Arlene Webber, who travelled to the inauguration from Orlando, Florida, with her 22-year-old daughter, was pleased with the progress Obama made in his first term “because he came in to a mess”.

“He did the best he could but we want him at the helm to do more,” she says, citing healthcare and immigration reform, the fiscal deficit and foreign policy as the critical issues facing her president in the immediate future.

Erin Riles, a 21-year-old from Buffalo in New York but studying at Morgan State University in nearby Baltimore, Maryland, praised Obama for keeping financial aid alive for college students.

“I still believe it’s all about job placement, though our economy hasn’t gotten better – it’s not where it should be,” she said.

Steve Goldenberg, a 35-year-old “street photographer” from Washington DC, expressed frustration that Obama did not force through the change he had promised following his election in 2008.

More aggressive

“I just wish he would have been more aggressive in pushing his agenda,” he said.

“Frankly our political system is broken now; it has become so polarised. I mean there is a fight on against his plan for assault rifles – come on, that’s just dumb; he should be just going ahead and prohibiting sales of them.”

Lavon Fluker-Reed, a retired superintendent for a school district in Mississippi, believes the president will still deliver on his agenda during his second four years in the White House.

“On the tasks he faces I feel comforted that he and Congress will accomplish those and there will be compromises, and the American people will agree to those,” she says.

She doesn’t blame Obama for failing to introduce enough of the change he promised and she believes that the drive that swept him to power in 2008 did not desert him.

'Assert himself'

“It was there all the time but he really just has to assert himself,” she said.

Walking down from Union Station, north of the Capitol, Peter Koehler from Pittsburgh is attending the inauguration with his wife, nephew and sister who is visiting from Germany.

“Obama is more aggressive now; he’s drawing the line with the Republicans. He tried to be accommodating four years ago and it didn’t get him anywhere,” says Koehler. “He still doesn’t know how to schmooze – it is his nature; he is cerebral. He is not warm and fuzzy.”

Janis Blake, a retired telecoms worker from Columbus, Ohio, is proud that her state swung it for Obama’s re-election but acknowledges that the inaugural crowd is smaller this time around. The president has shown more confidence recently, she says.

“He feels more comfortable in his position now that he has confirmed his position by being re-elected. I really thought he could do more with the Republicans and Congress,” she says. “I think he will show his worth this term. The Republicans tried to stop him at every turn. That is why he is doing what he is doing now and taking such action.”

Two blocks east of the Capitol, Richard O’Mahoney, a respiratory therapist from Baton Rouge, Louisiana, holds a metre-tall bloodied crucifix and leads a group of Catholic anti-abortion protesters.

Protests

“The nation that kills its own children is a nation without hope,” he repeatedly shouts. He describes Obama as the most pro-abortion president in American history.

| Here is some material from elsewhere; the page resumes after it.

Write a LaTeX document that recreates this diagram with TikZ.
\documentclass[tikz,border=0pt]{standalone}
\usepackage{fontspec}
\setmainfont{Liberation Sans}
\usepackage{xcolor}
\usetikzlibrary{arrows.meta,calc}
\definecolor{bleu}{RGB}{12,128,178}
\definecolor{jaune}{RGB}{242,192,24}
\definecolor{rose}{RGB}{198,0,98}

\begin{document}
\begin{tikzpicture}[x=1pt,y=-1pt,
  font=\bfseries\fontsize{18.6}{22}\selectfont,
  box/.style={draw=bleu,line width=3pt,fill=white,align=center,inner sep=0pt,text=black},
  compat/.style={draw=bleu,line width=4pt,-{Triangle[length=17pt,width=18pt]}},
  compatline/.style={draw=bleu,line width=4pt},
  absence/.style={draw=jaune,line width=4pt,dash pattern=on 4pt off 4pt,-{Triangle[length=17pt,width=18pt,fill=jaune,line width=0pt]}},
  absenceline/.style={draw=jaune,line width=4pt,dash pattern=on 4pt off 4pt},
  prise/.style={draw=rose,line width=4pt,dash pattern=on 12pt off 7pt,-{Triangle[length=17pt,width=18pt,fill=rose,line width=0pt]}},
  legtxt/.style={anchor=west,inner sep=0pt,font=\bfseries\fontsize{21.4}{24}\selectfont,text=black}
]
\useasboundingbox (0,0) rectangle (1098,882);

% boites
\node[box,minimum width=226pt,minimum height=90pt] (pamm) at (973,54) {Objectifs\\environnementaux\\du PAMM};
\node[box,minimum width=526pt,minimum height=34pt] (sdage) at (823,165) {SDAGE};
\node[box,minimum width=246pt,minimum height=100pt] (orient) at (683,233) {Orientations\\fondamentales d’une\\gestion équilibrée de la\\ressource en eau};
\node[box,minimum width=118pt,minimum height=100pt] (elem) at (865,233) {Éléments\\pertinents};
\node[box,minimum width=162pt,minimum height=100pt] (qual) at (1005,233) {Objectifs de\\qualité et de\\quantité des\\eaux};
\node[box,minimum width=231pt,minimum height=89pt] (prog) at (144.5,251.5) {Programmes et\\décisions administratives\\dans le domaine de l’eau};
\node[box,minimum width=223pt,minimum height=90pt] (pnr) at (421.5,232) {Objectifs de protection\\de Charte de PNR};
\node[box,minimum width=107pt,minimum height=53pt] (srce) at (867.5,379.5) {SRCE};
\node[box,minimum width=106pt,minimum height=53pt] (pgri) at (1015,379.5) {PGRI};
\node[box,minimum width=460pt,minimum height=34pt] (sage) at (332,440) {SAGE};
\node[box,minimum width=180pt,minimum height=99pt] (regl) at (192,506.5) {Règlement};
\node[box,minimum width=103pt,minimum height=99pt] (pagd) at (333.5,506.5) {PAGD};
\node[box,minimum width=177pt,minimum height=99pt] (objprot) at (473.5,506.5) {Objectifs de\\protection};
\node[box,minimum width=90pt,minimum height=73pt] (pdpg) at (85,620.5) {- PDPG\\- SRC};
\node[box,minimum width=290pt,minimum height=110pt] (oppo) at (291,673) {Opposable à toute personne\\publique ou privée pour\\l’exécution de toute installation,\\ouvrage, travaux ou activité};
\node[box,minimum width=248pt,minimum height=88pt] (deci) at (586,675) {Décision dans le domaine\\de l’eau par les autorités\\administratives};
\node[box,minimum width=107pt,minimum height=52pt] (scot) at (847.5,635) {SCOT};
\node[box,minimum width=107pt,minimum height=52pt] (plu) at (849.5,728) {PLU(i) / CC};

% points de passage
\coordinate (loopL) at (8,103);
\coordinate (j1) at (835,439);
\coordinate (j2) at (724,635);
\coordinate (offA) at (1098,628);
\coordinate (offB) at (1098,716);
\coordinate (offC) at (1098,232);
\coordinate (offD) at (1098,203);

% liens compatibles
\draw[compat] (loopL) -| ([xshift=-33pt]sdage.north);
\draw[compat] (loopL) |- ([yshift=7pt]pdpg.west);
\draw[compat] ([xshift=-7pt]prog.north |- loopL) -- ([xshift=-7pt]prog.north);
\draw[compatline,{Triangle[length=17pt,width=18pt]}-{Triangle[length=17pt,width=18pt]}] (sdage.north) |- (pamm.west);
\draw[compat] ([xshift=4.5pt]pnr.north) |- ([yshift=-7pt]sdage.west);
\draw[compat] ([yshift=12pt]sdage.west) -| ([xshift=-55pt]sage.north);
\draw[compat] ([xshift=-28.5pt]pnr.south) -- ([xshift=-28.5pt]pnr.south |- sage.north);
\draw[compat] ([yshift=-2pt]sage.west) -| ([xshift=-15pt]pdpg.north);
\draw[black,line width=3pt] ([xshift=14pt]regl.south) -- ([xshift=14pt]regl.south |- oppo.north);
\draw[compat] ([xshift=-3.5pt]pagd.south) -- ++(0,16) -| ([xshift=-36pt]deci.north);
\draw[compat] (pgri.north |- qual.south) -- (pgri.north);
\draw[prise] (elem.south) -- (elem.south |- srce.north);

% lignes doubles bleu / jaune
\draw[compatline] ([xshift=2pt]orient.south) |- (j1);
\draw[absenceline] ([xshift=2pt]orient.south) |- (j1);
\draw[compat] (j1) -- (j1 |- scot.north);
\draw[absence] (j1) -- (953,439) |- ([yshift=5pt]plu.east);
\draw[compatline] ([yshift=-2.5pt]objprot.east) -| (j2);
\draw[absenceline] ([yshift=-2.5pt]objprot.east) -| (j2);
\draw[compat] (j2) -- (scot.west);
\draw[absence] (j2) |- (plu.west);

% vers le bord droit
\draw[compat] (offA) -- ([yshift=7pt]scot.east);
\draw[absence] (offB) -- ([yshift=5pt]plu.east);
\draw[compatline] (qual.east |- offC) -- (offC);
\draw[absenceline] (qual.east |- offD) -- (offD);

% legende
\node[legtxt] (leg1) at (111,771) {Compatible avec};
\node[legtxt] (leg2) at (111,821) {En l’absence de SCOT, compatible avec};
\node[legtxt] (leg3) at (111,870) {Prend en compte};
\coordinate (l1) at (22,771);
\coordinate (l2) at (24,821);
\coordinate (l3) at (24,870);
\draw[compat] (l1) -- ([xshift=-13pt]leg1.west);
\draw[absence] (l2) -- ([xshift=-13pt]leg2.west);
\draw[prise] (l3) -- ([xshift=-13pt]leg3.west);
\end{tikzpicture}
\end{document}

Further down the street, a lone man shouts protests of a different kind as he strides past Obama supporters: “Stop the drone attacks in Afghanistan, stop the drone attacks in Pakistan.

“It infuriates me that so many people support Obama and that he won the Nobel Peace Prize. I voted for him in 2008 and I cried when he was elected,” said the protester who didn’t want to be named but said he lives in Washington DC. I believe that Obama has normalised Bush-era transgressions against civil liberties. We were speaking so loudly about this during the Bush administration but now you don’t hear anything.”

Asked where he was walking to while making his protest, he said: “As far away from this inauguration as possible.”